DDM Public Hub Relay Agreement
Last updated: June 9, 2026
This agreement covers current and future public hub relay usage in DDM.
What a hub is
A DDM hub is any device or relay node that temporarily holds encrypted message envelopes so another DDM user can receive them later. Hubs are like BBM-era relay points: they move sealed packets, not conversations.
Zero-content access
Hubs — including your device when hub mode is enabled — may see only:
- Recipient DDM ID
- Sender hub ID (if provided)
- Envelope size and expiry
- Hop count
- Encrypted ciphertext (
ciphertext_b64)
Hubs may never access:
- Message text or attachments in readable form
- Private keys or decryption material
- Your contact list, notes, stories, or app-lock code
- Microphone recordings or camera captures
Public hub usage
DDM may allow any user to send encrypted traffic through any available hub.
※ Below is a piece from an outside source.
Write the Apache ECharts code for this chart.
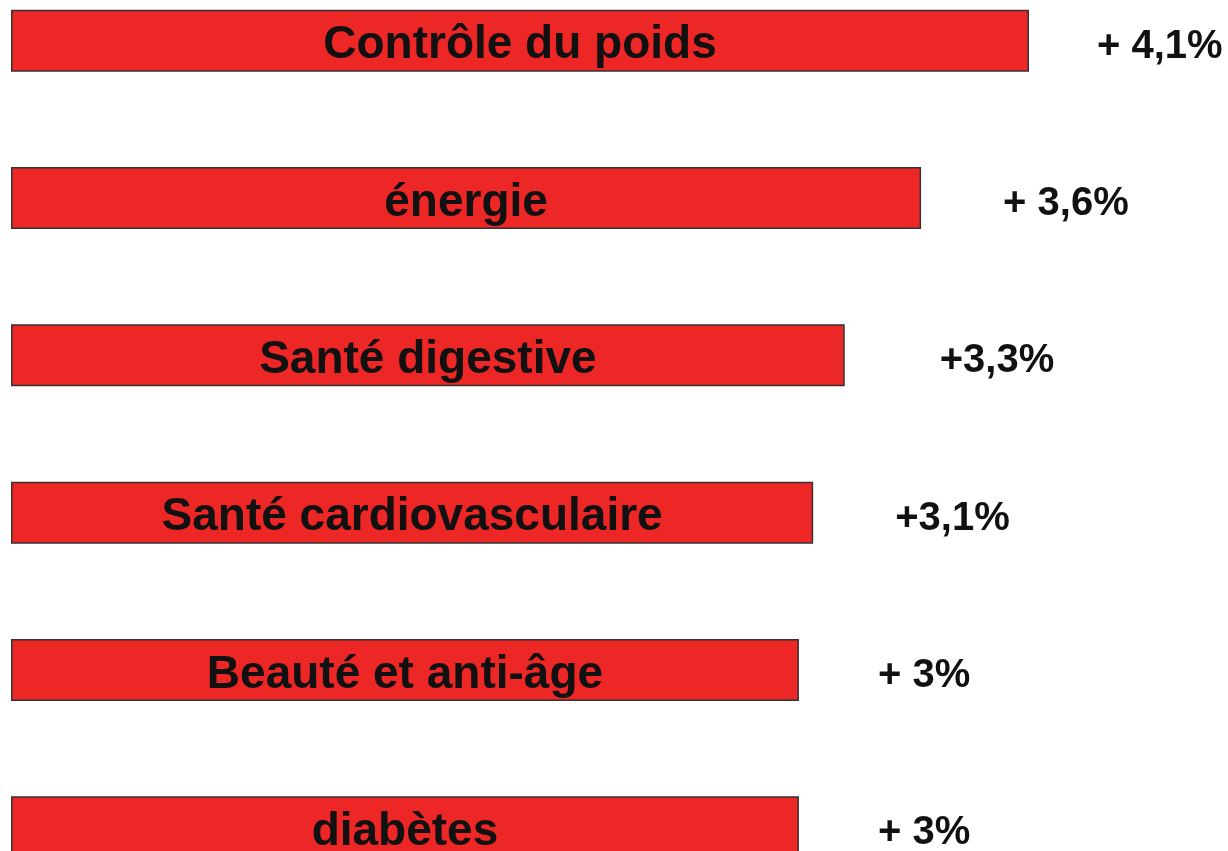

This is intentional for network reach before mesh density is high. Public hubs exist only for encrypted transit and delivery.
Your responsibilities
- Keep end-to-end encryption enabled for private lanes
- Do not send unlawful content through the network
- Accept reasonable battery/data use if you enable always-on hub mode
- You may disable hub mode at any time
Future usage
Future DDM and DDMi releases may add additional relay lanes (LAN, radio, satellite gateway, etc.). Those lanes must follow the same rule: routing only, no hub content access.
Retention
Relay envelopes expire automatically (default 72 hours). Delivered or expired envelopes are removed from relay storage.